YOUR GOAL: Reproduce the listing below character for character; drop every image.

COLLECTED DATA:

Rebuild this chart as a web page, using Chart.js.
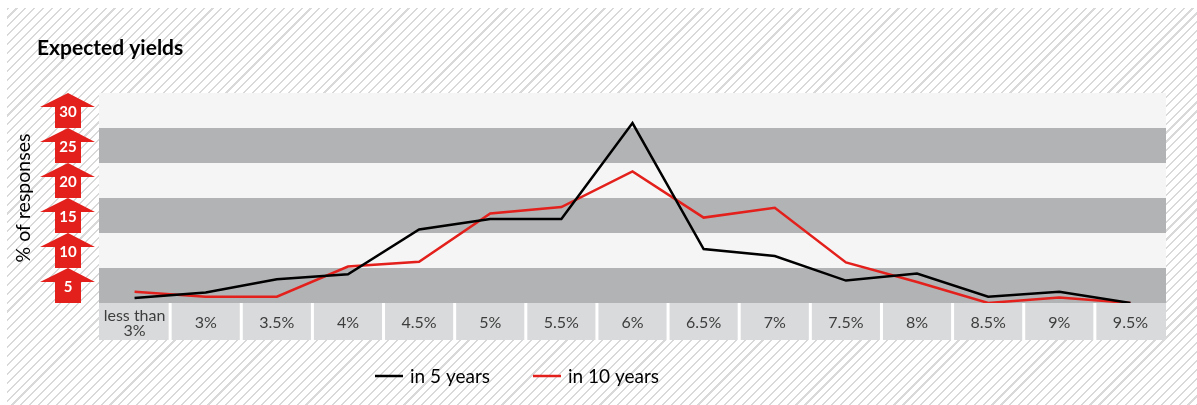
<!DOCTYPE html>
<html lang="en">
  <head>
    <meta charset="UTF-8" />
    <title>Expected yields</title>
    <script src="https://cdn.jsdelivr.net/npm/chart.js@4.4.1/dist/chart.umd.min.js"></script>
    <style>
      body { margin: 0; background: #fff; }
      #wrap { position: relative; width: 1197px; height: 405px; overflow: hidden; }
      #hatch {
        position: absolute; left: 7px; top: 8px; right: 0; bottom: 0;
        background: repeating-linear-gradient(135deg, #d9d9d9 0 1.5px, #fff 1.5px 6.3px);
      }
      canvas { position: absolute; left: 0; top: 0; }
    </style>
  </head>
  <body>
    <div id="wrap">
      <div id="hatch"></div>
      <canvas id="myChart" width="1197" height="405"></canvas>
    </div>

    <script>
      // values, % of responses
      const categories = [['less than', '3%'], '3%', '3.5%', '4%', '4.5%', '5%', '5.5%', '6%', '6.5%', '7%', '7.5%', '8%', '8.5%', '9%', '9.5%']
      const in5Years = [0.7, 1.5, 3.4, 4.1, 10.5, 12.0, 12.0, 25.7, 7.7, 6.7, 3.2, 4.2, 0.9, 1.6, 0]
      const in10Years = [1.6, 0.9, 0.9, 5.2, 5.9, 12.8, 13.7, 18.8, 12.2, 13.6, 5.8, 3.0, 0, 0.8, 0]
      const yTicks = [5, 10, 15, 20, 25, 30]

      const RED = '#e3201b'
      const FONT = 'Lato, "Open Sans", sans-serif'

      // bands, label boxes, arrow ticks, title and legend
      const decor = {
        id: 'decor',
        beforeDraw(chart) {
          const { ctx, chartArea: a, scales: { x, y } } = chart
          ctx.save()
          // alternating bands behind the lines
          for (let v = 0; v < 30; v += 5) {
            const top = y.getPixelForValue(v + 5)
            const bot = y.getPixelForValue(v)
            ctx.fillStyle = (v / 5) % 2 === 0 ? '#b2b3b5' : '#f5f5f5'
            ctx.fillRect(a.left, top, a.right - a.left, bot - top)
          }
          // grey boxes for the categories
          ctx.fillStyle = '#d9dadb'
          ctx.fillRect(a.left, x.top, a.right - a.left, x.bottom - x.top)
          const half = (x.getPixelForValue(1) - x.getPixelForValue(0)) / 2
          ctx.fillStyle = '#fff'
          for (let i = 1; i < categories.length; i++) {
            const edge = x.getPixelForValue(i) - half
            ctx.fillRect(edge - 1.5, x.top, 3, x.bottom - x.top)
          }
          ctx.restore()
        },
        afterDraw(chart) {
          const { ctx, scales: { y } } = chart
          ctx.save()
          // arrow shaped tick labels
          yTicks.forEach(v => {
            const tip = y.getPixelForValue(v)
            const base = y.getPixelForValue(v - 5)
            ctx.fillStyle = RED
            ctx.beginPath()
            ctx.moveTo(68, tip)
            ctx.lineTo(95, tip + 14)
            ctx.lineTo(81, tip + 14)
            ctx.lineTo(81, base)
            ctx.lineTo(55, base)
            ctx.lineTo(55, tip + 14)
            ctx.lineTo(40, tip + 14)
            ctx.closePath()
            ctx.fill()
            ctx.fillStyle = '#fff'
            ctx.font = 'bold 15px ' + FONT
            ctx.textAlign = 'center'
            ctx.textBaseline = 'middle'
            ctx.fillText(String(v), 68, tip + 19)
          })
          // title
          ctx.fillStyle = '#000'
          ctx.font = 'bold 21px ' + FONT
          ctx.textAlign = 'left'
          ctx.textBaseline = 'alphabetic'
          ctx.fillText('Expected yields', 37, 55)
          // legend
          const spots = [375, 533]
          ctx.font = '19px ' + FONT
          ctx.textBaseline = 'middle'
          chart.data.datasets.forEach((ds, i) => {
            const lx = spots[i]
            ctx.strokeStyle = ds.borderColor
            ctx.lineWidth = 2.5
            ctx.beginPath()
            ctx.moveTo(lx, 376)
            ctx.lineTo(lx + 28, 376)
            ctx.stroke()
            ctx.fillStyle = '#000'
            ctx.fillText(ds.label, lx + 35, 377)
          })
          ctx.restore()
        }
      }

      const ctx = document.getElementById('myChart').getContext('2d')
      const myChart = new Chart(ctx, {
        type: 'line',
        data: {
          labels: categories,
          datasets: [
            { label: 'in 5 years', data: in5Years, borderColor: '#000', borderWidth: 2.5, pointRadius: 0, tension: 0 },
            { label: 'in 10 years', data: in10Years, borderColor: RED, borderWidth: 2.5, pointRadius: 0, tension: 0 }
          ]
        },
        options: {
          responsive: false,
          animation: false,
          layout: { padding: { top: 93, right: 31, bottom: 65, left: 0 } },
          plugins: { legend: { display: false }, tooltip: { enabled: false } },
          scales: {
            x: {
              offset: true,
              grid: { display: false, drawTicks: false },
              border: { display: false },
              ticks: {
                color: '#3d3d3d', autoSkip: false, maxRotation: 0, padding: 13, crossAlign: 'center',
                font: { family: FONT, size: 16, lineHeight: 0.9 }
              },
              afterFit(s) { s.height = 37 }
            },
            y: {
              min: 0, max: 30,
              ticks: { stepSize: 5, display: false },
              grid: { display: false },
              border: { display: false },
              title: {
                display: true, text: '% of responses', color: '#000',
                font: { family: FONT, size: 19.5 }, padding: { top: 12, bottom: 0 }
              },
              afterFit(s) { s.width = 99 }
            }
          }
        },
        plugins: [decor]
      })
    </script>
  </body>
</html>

WRITTEN SOLUTION:
Rebuild this chart as a web page, using Chart.js.
<!DOCTYPE html>
<html lang="en">
  <head>
    <meta charset="UTF-8" />
    <title>Expected yields</title>
    <script src="https://cdn.jsdelivr.net/npm/chart.js@4.4.1/dist/chart.umd.min.js"></script>
    <style>
      body { margin: 0; background: #fff; }
      #wrap { position: relative; width: 1197px; height: 405px; overflow: hidden; }
      #hatch {
        position: absolute; left: 7px; top: 8px; right: 0; bottom: 0;
        background: repeating-linear-gradient(135deg, #d9d9d9 0 1.5px, #fff 1.5px 6.3px);
      }
      canvas { position: absolute; left: 0; top: 0; }
    </style>
  </head>
  <body>
    <div id="wrap">
      <div id="hatch"></div>
      <canvas id="myChart" width="1197" height="405"></canvas>
    </div>

    <script>
      // values, % of responses
      const categories = [['less than', '3%'], '3%', '3.5%', '4%', '4.5%', '5%', '5.5%', '6%', '6.5%', '7%', '7.5%', '8%', '8.5%', '9%', '9.5%']
      const in5Years = [0.7, 1.5, 3.4, 4.1, 10.5, 12.0, 12.0, 25.7, 7.7, 6.7, 3.2, 4.2, 0.9, 1.6, 0]
      const in10Years = [1.6, 0.9, 0.9, 5.2, 5.9, 12.8, 13.7, 18.8, 12.2, 13.6, 5.8, 3.0, 0, 0.8, 0]
      const yTicks = [5, 10, 15, 20, 25, 30]

      const RED = '#e3201b'
      const FONT = 'Lato, "Open Sans", sans-serif'

      // bands, label boxes, arrow ticks, title and legend
      const decor = {
        id: 'decor',
        beforeDraw(chart) {
          const { ctx, chartArea: a, scales: { x, y } } = chart
          ctx.save()
          // alternating bands behind the lines
          for (let v = 0; v < 30; v += 5) {
            const top = y.getPixelForValue(v + 5)
            const bot = y.getPixelForValue(v)
            ctx.fillStyle = (v / 5) % 2 === 0 ? '#b2b3b5' : '#f5f5f5'
            ctx.fillRect(a.left, top, a.right - a.left, bot - top)
          }
          // grey boxes for the categories
          ctx.fillStyle = '#d9dadb'
          ctx.fillRect(a.left, x.top, a.right - a.left, x.bottom - x.top)
          const half = (x.getPixelForValue(1) - x.getPixelForValue(0)) / 2
          ctx.fillStyle = '#fff'
          for (let i = 1; i < categories.length; i++) {
            const edge = x.getPixelForValue(i) - half
            ctx.fillRect(edge - 1.5, x.top, 3, x.bottom - x.top)
          }
          ctx.restore()
        },
        afterDraw(chart) {
          const { ctx, scales: { y } } = chart
          ctx.save()
          // arrow shaped tick labels
          yTicks.forEach(v => {
            const tip = y.getPixelForValue(v)
            const base = y.getPixelForValue(v - 5)
            ctx.fillStyle = RED
            ctx.beginPath()
            ctx.moveTo(68, tip)
            ctx.lineTo(95, tip + 14)
            ctx.lineTo(81, tip + 14)
            ctx.lineTo(81, base)
            ctx.lineTo(55, base)
            ctx.lineTo(55, tip + 14)
            ctx.lineTo(40, tip + 14)
            ctx.closePath()
            ctx.fill()
            ctx.fillStyle = '#fff'
            ctx.font = 'bold 15px ' + FONT
            ctx.textAlign = 'center'
            ctx.textBaseline = 'middle'
            ctx.fillText(String(v), 68, tip + 19)
          })
          // title
          ctx.fillStyle = '#000'
          ctx.font = 'bold 21px ' + FONT
          ctx.textAlign = 'left'
          ctx.textBaseline = 'alphabetic'
          ctx.fillText('Expected yields', 37, 55)
          // legend
          const spots = [375, 533]
          ctx.font = '19px ' + FONT
          ctx.textBaseline = 'middle'
          chart.data.datasets.forEach((ds, i) => {
            const lx = spots[i]
            ctx.strokeStyle = ds.borderColor
            ctx.lineWidth = 2.5
            ctx.beginPath()
            ctx.moveTo(lx, 376)
            ctx.lineTo(lx + 28, 376)
            ctx.stroke()
            ctx.fillStyle = '#000'
            ctx.fillText(ds.label, lx + 35, 377)
          })
          ctx.restore()
        }
      }

      const ctx = document.getElementById('myChart').getContext('2d')
      const myChart = new Chart(ctx, {
        type: 'line',
        data: {
          labels: categories,
          datasets: [
            { label: 'in 5 years', data: in5Years, borderColor: '#000', borderWidth: 2.5, pointRadius: 0, tension: 0 },
            { label: 'in 10 years', data: in10Years, borderColor: RED, borderWidth: 2.5, pointRadius: 0, tension: 0 }
          ]
        },
        options: {
          responsive: false,
          animation: false,
          layout: { padding: { top: 93, right: 31, bottom: 65, left: 0 } },
          plugins: { legend: { display: false }, tooltip: { enabled: false } },
          scales: {
            x: {
              offset: true,
              grid: { display: false, drawTicks: false },
              border: { display: false },
              ticks: {
                color: '#3d3d3d', autoSkip: false, maxRotation: 0, padding: 13, crossAlign: 'center',
                font: { family: FONT, size: 16, lineHeight: 0.9 }
              },
              afterFit(s) { s.height = 37 }
            },
            y: {
              min: 0, max: 30,
              ticks: { stepSize: 5, display: false },
              grid: { display: false },
              border: { display: false },
              title: {
                display: true, text: '% of responses', color: '#000',
                font: { family: FONT, size: 19.5 }, padding: { top: 12, bottom: 0 }
              },
              afterFit(s) { s.width = 99 }
            }
          }
        },
        plugins: [decor]
      })
    </script>
  </body>
</html>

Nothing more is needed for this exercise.